◆ **Exercise goal**
Look below for the line with "Write the Plotly code for this chart." and the line with "1.995,2.009,2.026,2.040]"; repeat exactly those two lines and all lines between them, but no pictures.

◆ **Excerpted data**

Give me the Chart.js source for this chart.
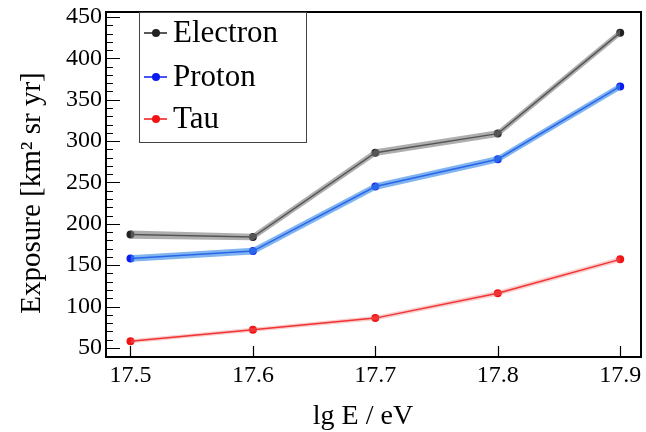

---

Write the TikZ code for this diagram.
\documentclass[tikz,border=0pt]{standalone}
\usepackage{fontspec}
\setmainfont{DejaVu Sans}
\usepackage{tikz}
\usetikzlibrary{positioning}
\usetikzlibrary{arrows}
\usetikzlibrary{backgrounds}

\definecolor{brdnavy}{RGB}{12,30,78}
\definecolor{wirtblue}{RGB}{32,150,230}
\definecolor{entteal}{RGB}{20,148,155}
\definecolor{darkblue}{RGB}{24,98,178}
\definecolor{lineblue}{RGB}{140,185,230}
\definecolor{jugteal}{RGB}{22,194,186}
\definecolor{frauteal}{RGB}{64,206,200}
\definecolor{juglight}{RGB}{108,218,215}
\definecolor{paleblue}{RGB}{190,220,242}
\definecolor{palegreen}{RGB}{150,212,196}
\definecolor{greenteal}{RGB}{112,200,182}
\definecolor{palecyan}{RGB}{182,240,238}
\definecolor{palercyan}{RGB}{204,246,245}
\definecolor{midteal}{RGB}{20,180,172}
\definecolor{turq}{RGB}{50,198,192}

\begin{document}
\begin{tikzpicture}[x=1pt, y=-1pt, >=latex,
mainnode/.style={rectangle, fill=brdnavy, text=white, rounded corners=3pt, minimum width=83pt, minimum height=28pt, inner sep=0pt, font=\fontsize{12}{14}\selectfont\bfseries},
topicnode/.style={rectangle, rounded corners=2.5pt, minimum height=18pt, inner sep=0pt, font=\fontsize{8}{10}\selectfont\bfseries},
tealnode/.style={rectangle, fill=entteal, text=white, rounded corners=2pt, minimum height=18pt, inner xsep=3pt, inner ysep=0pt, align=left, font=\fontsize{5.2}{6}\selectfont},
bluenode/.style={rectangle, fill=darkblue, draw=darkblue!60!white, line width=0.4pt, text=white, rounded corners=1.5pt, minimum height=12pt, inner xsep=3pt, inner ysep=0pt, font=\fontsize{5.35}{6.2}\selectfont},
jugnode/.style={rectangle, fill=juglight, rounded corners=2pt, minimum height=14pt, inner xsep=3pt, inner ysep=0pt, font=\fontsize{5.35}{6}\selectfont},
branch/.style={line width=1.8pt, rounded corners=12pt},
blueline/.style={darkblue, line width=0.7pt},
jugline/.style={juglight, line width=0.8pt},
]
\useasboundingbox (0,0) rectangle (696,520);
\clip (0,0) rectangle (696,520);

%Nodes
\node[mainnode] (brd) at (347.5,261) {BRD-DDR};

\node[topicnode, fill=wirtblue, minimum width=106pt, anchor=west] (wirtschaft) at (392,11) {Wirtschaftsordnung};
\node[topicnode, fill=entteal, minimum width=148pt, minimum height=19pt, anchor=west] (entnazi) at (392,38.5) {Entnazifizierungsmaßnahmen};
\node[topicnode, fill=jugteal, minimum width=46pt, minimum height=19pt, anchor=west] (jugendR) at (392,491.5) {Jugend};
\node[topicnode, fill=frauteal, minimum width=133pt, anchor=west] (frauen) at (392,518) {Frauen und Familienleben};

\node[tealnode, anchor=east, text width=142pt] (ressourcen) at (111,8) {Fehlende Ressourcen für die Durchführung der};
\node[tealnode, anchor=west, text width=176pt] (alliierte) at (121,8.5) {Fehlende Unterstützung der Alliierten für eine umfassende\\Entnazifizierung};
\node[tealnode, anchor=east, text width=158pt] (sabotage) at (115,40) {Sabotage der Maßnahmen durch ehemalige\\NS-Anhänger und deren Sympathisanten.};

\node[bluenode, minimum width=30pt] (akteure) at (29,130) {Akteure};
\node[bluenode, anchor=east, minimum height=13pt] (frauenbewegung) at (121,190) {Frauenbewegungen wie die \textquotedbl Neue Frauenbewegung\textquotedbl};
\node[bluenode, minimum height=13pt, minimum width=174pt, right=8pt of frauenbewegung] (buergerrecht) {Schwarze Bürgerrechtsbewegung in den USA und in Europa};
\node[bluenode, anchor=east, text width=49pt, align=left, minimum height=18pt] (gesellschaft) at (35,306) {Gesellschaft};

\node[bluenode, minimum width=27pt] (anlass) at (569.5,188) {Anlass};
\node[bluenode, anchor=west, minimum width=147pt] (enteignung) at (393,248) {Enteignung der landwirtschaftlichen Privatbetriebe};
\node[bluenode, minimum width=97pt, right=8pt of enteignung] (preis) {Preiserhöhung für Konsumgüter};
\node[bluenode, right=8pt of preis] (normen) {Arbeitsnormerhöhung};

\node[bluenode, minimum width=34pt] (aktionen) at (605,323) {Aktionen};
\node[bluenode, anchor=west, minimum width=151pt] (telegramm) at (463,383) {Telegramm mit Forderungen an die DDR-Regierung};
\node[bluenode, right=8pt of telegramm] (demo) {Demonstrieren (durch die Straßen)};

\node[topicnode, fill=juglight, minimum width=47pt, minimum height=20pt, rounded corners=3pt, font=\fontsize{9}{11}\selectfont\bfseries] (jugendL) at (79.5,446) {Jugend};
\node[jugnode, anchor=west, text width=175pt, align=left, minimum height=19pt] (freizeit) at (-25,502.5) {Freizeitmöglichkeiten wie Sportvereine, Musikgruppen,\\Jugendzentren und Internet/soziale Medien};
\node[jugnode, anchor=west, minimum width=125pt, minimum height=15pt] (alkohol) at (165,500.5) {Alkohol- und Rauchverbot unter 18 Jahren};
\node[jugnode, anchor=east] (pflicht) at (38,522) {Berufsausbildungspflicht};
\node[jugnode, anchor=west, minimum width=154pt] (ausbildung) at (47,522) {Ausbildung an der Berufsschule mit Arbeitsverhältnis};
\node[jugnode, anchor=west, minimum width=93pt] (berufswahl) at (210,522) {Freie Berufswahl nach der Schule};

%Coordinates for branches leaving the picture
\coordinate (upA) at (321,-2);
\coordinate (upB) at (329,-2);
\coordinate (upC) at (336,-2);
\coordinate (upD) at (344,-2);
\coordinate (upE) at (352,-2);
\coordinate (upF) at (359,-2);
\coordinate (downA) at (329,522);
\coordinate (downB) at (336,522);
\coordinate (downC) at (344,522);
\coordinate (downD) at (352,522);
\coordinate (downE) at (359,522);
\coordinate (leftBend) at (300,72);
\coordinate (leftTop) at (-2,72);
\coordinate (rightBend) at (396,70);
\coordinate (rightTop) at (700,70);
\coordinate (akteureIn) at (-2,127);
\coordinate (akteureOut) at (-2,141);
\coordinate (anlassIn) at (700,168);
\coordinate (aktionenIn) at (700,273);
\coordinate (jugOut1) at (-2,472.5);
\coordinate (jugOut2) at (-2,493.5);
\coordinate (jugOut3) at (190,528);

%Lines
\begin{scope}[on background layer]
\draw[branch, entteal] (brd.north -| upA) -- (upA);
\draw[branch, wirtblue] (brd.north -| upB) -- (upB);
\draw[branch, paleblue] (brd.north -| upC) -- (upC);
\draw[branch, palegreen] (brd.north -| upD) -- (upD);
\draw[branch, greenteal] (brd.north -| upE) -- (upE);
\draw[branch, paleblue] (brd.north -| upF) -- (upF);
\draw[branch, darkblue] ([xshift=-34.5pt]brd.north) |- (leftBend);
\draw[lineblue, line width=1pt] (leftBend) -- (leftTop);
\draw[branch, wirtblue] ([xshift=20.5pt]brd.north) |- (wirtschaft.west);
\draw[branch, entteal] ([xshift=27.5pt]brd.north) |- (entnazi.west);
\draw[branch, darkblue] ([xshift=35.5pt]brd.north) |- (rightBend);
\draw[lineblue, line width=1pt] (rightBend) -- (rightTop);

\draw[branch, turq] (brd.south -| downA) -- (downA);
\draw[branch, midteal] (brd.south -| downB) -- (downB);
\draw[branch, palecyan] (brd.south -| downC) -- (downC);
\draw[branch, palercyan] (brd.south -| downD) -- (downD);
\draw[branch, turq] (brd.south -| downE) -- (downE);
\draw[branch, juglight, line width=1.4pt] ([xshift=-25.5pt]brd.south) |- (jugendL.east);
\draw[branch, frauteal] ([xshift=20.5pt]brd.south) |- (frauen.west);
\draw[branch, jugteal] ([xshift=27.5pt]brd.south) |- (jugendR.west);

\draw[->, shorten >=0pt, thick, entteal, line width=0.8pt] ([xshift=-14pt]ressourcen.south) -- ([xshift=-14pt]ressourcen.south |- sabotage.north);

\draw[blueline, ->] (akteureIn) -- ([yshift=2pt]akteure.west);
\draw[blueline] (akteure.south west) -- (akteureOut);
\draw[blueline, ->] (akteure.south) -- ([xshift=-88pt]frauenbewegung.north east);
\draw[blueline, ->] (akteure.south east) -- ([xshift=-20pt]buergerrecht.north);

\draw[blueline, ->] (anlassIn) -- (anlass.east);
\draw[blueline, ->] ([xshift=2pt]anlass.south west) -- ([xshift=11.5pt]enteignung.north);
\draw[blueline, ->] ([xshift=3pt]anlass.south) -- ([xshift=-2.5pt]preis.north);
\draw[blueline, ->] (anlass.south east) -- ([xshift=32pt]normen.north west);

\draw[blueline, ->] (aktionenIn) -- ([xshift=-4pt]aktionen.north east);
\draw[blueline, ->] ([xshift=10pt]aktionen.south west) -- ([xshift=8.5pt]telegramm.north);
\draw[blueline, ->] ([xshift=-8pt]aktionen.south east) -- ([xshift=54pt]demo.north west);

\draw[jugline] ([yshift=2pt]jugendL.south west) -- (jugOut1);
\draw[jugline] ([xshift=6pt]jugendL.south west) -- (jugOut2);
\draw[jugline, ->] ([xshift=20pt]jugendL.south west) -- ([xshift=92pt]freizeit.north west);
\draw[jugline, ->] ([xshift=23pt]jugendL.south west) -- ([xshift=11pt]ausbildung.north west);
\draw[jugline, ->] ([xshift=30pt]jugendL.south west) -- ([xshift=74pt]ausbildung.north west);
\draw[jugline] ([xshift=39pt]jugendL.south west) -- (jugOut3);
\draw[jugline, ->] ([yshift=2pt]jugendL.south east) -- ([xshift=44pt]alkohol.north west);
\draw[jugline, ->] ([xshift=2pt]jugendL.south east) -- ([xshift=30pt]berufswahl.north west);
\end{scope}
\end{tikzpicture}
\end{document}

* * *

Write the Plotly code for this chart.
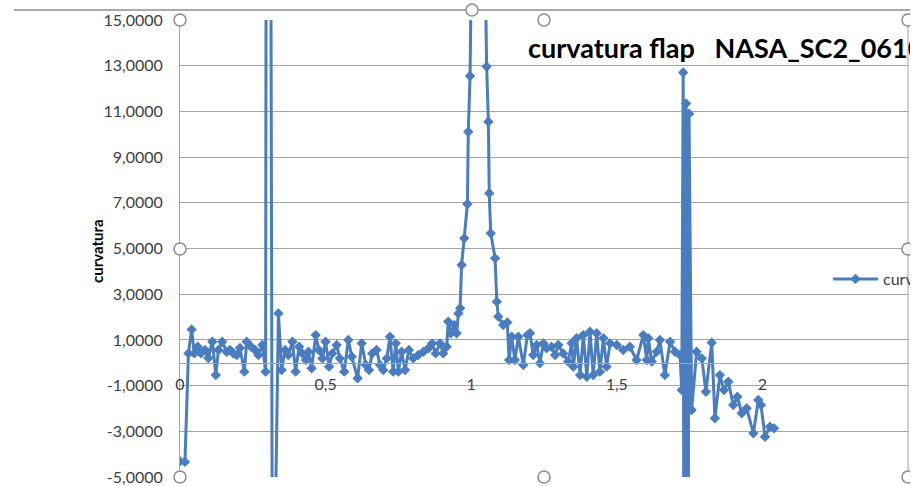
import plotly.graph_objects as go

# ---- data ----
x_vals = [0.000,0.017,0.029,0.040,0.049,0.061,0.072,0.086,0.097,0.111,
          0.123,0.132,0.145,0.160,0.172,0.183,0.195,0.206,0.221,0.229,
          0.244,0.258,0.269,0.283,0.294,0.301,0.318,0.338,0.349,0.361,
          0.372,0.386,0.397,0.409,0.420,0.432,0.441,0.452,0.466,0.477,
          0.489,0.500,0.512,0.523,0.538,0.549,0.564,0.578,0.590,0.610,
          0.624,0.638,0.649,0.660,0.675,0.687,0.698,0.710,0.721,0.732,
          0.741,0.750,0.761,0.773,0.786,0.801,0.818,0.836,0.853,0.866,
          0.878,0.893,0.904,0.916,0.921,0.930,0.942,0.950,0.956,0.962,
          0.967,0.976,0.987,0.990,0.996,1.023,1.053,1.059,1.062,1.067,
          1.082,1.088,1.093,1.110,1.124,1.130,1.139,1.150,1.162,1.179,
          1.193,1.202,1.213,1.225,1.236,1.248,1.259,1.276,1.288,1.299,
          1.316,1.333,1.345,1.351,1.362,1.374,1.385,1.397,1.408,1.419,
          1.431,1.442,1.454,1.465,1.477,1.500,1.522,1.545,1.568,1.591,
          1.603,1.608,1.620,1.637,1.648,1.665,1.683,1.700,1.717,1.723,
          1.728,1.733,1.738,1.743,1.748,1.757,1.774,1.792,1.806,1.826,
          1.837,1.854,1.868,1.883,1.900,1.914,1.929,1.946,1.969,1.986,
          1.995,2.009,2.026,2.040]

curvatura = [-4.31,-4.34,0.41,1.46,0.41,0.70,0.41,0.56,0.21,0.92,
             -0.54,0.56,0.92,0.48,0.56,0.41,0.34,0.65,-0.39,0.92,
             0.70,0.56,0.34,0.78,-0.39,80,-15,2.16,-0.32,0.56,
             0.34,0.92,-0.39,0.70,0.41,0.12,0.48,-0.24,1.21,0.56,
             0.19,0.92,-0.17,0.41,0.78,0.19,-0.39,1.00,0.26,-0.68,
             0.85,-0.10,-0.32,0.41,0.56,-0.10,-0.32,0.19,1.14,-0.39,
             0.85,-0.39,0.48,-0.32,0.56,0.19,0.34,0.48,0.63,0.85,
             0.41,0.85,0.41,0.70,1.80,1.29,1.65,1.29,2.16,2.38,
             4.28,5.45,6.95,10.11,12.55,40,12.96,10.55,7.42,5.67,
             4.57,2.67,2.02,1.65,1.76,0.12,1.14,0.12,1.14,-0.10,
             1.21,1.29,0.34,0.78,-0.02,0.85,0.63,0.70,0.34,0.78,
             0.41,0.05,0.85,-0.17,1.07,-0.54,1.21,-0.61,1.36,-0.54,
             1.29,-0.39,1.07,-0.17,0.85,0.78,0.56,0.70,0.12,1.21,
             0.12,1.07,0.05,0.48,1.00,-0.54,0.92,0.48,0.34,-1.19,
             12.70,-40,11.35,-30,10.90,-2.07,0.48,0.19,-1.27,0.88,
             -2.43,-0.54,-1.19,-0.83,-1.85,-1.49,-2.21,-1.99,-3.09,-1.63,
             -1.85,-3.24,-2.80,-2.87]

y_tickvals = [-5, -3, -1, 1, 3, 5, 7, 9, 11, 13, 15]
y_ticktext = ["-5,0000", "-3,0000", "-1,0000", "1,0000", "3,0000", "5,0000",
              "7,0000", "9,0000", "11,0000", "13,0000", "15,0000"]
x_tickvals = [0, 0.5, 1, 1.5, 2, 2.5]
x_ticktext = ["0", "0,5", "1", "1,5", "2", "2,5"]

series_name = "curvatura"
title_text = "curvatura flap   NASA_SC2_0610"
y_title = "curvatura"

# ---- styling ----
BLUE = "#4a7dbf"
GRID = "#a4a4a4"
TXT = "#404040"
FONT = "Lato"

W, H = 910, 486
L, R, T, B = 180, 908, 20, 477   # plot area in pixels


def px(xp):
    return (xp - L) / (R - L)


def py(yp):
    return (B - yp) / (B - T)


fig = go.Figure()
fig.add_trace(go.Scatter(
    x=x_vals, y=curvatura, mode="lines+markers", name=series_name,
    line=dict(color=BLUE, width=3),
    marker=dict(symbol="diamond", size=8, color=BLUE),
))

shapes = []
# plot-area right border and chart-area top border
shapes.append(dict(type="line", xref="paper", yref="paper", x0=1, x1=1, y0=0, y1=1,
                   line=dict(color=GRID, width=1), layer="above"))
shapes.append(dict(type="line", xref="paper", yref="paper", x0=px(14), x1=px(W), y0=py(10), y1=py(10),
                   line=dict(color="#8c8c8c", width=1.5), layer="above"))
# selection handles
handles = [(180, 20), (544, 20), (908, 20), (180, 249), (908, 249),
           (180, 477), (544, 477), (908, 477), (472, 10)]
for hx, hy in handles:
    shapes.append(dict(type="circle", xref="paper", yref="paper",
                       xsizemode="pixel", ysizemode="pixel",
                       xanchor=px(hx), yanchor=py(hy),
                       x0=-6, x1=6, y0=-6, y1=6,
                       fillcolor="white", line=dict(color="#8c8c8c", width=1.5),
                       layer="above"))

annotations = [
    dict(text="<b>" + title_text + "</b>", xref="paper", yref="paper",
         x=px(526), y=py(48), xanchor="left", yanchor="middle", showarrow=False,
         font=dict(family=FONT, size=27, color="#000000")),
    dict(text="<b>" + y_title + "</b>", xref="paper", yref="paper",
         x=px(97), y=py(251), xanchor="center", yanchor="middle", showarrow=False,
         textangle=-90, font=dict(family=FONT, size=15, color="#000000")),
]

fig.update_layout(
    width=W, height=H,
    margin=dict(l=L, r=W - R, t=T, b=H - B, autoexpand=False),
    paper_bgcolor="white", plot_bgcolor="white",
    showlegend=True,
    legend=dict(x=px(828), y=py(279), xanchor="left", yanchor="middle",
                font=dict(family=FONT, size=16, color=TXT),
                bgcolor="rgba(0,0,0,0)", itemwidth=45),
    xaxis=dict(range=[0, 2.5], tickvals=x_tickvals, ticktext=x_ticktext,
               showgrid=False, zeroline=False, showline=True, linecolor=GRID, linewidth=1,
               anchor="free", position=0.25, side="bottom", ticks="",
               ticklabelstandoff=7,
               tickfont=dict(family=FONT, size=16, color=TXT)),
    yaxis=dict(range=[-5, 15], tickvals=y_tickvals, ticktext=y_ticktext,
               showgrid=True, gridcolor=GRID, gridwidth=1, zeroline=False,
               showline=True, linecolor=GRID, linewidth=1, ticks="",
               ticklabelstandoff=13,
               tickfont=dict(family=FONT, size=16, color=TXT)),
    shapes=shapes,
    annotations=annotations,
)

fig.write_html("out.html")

◆ **Answer**
Write the Plotly code for this chart.
import plotly.graph_objects as go

# ---- data ----
x_vals = [0.000,0.017,0.029,0.040,0.049,0.061,0.072,0.086,0.097,0.111,
          0.123,0.132,0.145,0.160,0.172,0.183,0.195,0.206,0.221,0.229,
          0.244,0.258,0.269,0.283,0.294,0.301,0.318,0.338,0.349,0.361,
          0.372,0.386,0.397,0.409,0.420,0.432,0.441,0.452,0.466,0.477,
          0.489,0.500,0.512,0.523,0.538,0.549,0.564,0.578,0.590,0.610,
          0.624,0.638,0.649,0.660,0.675,0.687,0.698,0.710,0.721,0.732,
          0.741,0.750,0.761,0.773,0.786,0.801,0.818,0.836,0.853,0.866,
          0.878,0.893,0.904,0.916,0.921,0.930,0.942,0.950,0.956,0.962,
          0.967,0.976,0.987,0.990,0.996,1.023,1.053,1.059,1.062,1.067,
          1.082,1.088,1.093,1.110,1.124,1.130,1.139,1.150,1.162,1.179,
          1.193,1.202,1.213,1.225,1.236,1.248,1.259,1.276,1.288,1.299,
          1.316,1.333,1.345,1.351,1.362,1.374,1.385,1.397,1.408,1.419,
          1.431,1.442,1.454,1.465,1.477,1.500,1.522,1.545,1.568,1.591,
          1.603,1.608,1.620,1.637,1.648,1.665,1.683,1.700,1.717,1.723,
          1.728,1.733,1.738,1.743,1.748,1.757,1.774,1.792,1.806,1.826,
          1.837,1.854,1.868,1.883,1.900,1.914,1.929,1.946,1.969,1.986,
          1.995,2.009,2.026,2.040]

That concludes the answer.